Han pasado tres años y agosto avanza en una Castilla y León asediada, de nuevo, por el fuego. Rompe el buen balance del verano que había hasta hace unas pocas semanas. En julio, la Asociación de Trabajadores de Incendios Forestales de Castilla y León alertaba de que “nos estamos salvando gracias a una meteorología muy favorable”. Pero el intenso calor y el viento trajeron de vuelta el infierno. Zamora y León se queman y las llamas han entrado en Las Médulas, espacio natural y arqueológico Patrimonio de la Humanidad.

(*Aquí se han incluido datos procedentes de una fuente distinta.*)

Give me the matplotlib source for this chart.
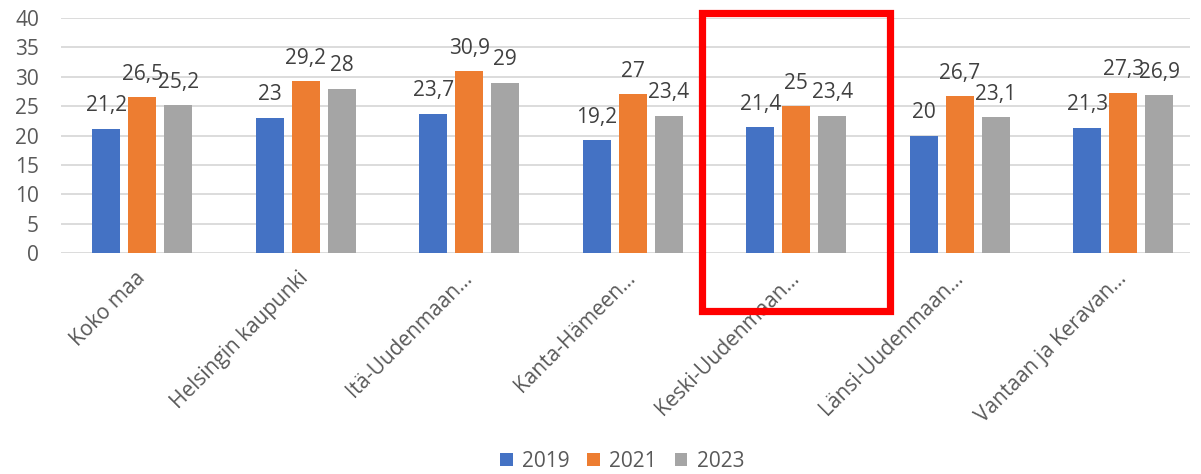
import matplotlib
matplotlib.use('Agg')
import matplotlib.pyplot as plt
import numpy as np
from matplotlib.patches import Rectangle

categories = ['Koko maa', 'Helsingin kaupunki', 'Itä-Uudenmaan…', 'Kanta-Hämeen…',
              'Keski-Uudenmaan…', 'Länsi-Uudenmaan…', 'Vantaan ja Keravan…']
years = ['2019', '2021', '2023']
v2019 = [21.2, 23, 23.7, 19.2, 21.4, 20, 21.3]
v2021 = [26.5, 29.2, 30.9, 27, 25, 26.7, 27.3]
v2023 = [25.2, 28, 29, 23.4, 23.4, 23.1, 26.9]
colors = ['#4472C4', '#ED7D31', '#A5A5A5']
highlight = 4  # Keski-Uudenmaan

plt.rcParams['font.family'] = ['Open Sans', 'DejaVu Sans']

fig = plt.figure(figsize=(12.01, 4.74), dpi=100)
ax = fig.add_axes([0.051, 0.466, 0.94, 0.496])

x = np.arange(len(categories))
w = 0.171
step = 0.22
for i, (vals, yr) in enumerate(zip([v2019, v2021, v2023], years)):
    bars = ax.bar(x + (i - 1) * step, vals, w, color=colors[i], label=yr, zorder=3)
    ax.bar_label(bars, labels=[f'{v:g}'.replace('.', ',') for v in vals],
                 padding=9, fontsize=15, color='#404040')

ax.set_ylim(0, 40)
ax.set_xlim(-0.495, 6.41)
ax.set_yticks(range(0, 41, 5))
ax.yaxis.grid(True, color='#D9D9D9', linewidth=1.3, zorder=0)
ax.set_axisbelow(True)
for s in ax.spines.values():
    s.set_visible(False)
ax.tick_params(axis='both', length=0, labelsize=15, colors='#595959')
ax.tick_params(axis='y', pad=16)
ax.tick_params(axis='x', pad=16)
ax.set_xticks(x)
ax.set_xticklabels(categories, rotation=45, ha='right', va='center', rotation_mode='anchor')

# red highlight box
ax.add_patch(Rectangle((highlight - 0.575, -9.8), 1.15, 50.57, fill=False,
                       edgecolor='#FF0000', linewidth=5.2, clip_on=False, zorder=5))

fig.legend(loc='lower center', bbox_to_anchor=(0.518, -0.035), ncol=3, frameon=False,
           fontsize=15, handlelength=0.6, handleheight=0.6, handletextpad=0.45,
           columnspacing=0.85, labelcolor='#595959')

fig.savefig('out.png', dpi=100)
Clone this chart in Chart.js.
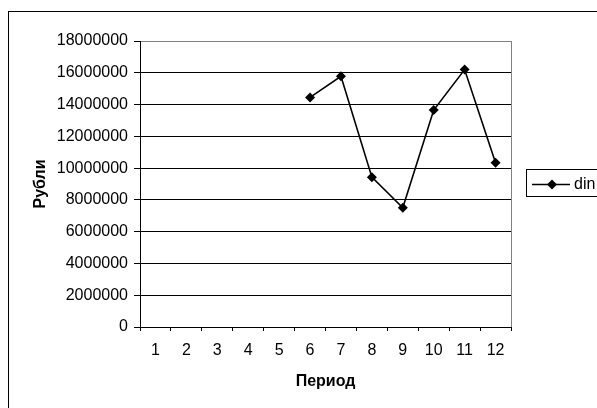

De nuevo las lágrimas, la Guardia Civil desalojando pueblos, una desgarradora impotencia y bomberos exhaustos. Estos hoy héroes fueron ignorados cuando se pasaron la primavera tras las pancartas para exigir condiciones laborales dignas, trabajos preventivos durante todo el año y plantillas profesionales. Aplausos en pandemia.
Los sindicatos denuncian que la Junta de Castilla y León incumple los acuerdos alcanzados. Que, como nos tienen acostumbrados los políticos, las promesas son para el verano y se apagan casi al mismo tiempo que las llamas. Otra vez los bomberos son insuficientes y los vecinos tienen que llevarles bocadillos tras quince horas de lucha desigual. Otra vez el humo de 2022.
Alguna responsabilidad tendrán los políticos que gestionan Castilla y León, los mismos que entonces y que quizá mañana, cuando regresan periódicamente catástrofe y reivindicaciones. Cuando la sensación de abandono es la misma, con alcaldes y ganaderos que anuncian sin fecha cada tragedia inevitable. Si el evidente cambio climático, ese que niegan los terraplanistas dogmáticos de Vox, provoca incendios más virulentos y descontrolados; lo cauto sería redoblar esfuerzos, y no al contrario.
El drama repetido de los incendios devastadores nos vuelve a hacer sentir vulnerables. No tan solo ante una naturaleza herida e indomable. Vulnerables ante unas instituciones incapaces de gestionar con eficacia los servicios esenciales. El sistema está roto. Si faltan médicos y profesores, agonizan las pensiones y los trenes se paran en mitad de la nada. Si quedan desiertos los Fondos Europeos, nuestros impuestos se escurren por las corruptelas, es mentira hasta su biografía, los parlamentos no aprueban leyes, los gobiernos en minoría no gobiernan y estamos desprotegidos ante las emergencias.
Algo está fallando estrepitosamente si lo habitual es que las instituciones nunca estén a la altura de las circunstancias. Si cada catástrofe sabe a impotencia, inseguridad y desamparo. El pacto entre ciudadanía y política se quiebra. Ya no cumplen su parte. Los políticos se perdieron en el humo condenando a los ciudadanos a caminar descalzos sobre todas las brasas.